··· Stored data ···

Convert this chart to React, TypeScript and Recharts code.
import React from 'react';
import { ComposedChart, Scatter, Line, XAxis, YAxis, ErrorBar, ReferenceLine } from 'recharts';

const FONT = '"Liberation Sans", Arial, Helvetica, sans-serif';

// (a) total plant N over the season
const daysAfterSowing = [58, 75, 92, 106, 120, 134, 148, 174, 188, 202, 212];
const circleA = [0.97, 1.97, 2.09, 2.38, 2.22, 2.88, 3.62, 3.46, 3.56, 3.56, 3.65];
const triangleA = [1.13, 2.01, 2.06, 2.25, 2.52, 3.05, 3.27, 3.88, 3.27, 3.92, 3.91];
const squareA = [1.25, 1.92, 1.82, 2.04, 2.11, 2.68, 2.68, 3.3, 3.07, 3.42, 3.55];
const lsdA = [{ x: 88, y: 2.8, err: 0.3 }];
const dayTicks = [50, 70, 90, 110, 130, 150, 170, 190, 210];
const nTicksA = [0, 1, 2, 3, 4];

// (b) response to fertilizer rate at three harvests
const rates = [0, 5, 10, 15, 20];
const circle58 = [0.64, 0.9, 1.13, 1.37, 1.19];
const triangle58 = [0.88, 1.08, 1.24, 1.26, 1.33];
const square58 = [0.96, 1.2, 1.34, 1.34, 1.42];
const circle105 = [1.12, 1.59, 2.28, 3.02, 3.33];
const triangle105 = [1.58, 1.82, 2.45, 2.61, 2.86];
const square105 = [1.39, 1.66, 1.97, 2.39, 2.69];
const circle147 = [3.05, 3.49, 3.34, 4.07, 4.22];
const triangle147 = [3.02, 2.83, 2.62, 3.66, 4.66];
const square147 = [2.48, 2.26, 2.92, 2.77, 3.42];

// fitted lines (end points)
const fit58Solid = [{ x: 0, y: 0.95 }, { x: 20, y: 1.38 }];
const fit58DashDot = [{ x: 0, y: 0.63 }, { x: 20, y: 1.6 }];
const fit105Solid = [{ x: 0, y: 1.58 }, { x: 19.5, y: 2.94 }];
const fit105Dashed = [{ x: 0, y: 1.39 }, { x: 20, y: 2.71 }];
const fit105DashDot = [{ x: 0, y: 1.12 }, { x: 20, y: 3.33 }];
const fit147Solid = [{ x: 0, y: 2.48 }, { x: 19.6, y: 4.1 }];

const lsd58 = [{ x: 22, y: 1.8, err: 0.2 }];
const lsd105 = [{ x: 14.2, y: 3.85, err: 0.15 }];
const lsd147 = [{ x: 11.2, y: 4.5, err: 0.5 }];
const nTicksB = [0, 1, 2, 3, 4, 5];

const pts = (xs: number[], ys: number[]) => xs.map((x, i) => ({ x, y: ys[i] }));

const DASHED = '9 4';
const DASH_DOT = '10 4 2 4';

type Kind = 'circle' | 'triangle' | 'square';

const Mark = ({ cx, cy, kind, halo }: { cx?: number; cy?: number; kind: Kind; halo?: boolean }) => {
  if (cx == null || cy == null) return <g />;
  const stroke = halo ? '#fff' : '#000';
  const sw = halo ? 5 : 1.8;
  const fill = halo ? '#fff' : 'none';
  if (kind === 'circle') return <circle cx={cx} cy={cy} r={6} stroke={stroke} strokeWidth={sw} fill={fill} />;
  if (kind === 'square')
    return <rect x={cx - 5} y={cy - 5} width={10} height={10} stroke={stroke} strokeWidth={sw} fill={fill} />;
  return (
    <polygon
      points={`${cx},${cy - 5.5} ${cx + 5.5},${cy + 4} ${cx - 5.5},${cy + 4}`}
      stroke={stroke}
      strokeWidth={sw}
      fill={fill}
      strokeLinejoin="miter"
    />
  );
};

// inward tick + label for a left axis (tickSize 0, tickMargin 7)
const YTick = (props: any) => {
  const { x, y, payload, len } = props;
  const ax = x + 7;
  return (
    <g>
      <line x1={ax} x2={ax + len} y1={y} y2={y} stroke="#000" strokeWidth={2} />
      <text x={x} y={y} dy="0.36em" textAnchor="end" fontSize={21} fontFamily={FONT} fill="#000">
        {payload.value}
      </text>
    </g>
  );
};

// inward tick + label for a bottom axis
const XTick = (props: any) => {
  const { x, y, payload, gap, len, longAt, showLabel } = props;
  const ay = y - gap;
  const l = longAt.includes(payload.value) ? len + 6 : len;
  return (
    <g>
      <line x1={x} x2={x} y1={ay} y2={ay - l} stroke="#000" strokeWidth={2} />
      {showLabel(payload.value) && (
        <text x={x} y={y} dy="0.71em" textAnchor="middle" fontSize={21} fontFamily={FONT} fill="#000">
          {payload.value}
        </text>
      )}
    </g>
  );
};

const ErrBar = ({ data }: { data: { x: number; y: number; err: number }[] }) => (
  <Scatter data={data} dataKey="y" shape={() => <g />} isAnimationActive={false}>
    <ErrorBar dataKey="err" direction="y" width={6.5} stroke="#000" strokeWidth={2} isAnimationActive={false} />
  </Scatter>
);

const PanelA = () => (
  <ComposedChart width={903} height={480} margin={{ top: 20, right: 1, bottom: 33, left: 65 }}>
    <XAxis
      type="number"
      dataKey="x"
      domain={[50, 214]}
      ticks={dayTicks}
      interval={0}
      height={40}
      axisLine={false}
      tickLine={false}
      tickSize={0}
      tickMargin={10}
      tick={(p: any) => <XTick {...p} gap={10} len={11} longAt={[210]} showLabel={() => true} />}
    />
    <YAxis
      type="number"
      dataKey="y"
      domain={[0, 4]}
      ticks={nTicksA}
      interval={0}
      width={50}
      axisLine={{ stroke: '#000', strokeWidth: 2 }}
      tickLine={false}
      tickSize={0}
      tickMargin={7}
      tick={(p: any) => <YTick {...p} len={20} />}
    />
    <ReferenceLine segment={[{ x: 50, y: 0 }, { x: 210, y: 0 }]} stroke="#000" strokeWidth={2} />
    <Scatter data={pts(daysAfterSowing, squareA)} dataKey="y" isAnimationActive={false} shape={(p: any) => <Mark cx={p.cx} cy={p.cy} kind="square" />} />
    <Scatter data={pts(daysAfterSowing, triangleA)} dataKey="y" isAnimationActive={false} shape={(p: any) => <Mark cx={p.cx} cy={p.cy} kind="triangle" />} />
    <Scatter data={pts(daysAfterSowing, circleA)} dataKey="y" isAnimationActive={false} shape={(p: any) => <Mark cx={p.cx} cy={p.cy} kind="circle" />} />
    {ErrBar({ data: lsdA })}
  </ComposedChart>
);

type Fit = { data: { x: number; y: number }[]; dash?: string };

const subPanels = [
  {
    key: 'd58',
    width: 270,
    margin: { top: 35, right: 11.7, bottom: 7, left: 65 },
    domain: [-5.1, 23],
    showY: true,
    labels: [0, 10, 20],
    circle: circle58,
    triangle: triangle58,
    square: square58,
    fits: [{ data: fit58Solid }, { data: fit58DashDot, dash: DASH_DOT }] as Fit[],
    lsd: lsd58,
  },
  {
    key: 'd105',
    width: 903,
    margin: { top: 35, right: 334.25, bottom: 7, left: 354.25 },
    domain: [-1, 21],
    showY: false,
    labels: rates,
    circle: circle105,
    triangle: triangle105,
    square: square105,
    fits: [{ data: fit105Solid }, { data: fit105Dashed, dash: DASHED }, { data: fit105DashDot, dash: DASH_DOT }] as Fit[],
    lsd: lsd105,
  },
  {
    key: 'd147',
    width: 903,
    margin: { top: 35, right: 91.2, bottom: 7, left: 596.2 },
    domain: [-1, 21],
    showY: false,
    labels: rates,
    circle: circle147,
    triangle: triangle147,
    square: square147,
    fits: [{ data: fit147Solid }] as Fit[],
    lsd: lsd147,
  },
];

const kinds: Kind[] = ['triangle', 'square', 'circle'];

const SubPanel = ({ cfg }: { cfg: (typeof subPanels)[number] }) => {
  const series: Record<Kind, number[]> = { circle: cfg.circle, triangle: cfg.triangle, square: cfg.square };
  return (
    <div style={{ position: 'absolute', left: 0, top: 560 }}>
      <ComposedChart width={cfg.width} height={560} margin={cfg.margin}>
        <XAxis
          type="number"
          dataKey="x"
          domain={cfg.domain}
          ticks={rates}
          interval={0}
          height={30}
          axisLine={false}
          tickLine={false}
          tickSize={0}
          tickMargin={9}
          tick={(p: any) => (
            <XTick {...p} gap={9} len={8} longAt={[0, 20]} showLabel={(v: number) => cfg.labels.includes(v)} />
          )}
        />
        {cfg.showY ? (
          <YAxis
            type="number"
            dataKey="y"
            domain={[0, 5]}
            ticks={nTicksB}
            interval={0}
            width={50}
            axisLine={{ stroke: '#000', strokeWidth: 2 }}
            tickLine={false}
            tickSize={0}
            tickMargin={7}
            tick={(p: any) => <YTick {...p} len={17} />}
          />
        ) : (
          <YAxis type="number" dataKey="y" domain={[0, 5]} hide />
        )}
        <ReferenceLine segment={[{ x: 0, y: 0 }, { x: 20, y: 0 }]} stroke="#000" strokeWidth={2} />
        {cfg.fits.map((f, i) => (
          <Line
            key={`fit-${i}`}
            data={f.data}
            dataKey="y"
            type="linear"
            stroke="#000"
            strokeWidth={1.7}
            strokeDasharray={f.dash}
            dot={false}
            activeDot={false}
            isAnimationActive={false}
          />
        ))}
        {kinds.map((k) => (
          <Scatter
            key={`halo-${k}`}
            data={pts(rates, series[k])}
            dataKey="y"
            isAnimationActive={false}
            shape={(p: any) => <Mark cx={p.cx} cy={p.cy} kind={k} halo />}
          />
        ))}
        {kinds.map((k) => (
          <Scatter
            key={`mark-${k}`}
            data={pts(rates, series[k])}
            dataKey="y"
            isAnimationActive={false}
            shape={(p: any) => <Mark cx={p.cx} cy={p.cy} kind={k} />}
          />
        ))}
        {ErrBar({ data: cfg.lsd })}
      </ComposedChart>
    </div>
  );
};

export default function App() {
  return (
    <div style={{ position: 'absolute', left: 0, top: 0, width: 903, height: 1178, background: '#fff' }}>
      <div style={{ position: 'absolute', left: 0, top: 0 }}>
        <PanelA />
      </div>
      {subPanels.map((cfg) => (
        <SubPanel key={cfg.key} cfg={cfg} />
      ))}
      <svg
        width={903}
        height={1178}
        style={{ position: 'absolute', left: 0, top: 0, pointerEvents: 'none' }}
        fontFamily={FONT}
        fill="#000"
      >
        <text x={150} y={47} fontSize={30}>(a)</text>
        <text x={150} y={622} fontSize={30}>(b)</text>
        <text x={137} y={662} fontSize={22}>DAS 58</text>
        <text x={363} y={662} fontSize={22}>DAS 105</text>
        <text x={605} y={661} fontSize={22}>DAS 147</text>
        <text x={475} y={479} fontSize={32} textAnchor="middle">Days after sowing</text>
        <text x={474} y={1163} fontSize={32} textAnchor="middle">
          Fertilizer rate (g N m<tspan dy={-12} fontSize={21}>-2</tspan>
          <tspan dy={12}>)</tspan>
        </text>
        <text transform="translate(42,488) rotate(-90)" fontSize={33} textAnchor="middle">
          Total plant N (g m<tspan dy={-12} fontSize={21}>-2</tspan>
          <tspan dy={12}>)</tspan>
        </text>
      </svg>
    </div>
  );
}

···

• [What is needed] Only the lines from the first line of the material above through the line that contains "Arial, Helvetica, sans-serif';" should be quoted, each one exactly.

• [Solution to the exercise]
Convert this chart to React, TypeScript and Recharts code.
import React from 'react';
import { ComposedChart, Scatter, Line, XAxis, YAxis, ErrorBar, ReferenceLine } from 'recharts';

const FONT = '"Liberation Sans", Arial, Helvetica, sans-serif';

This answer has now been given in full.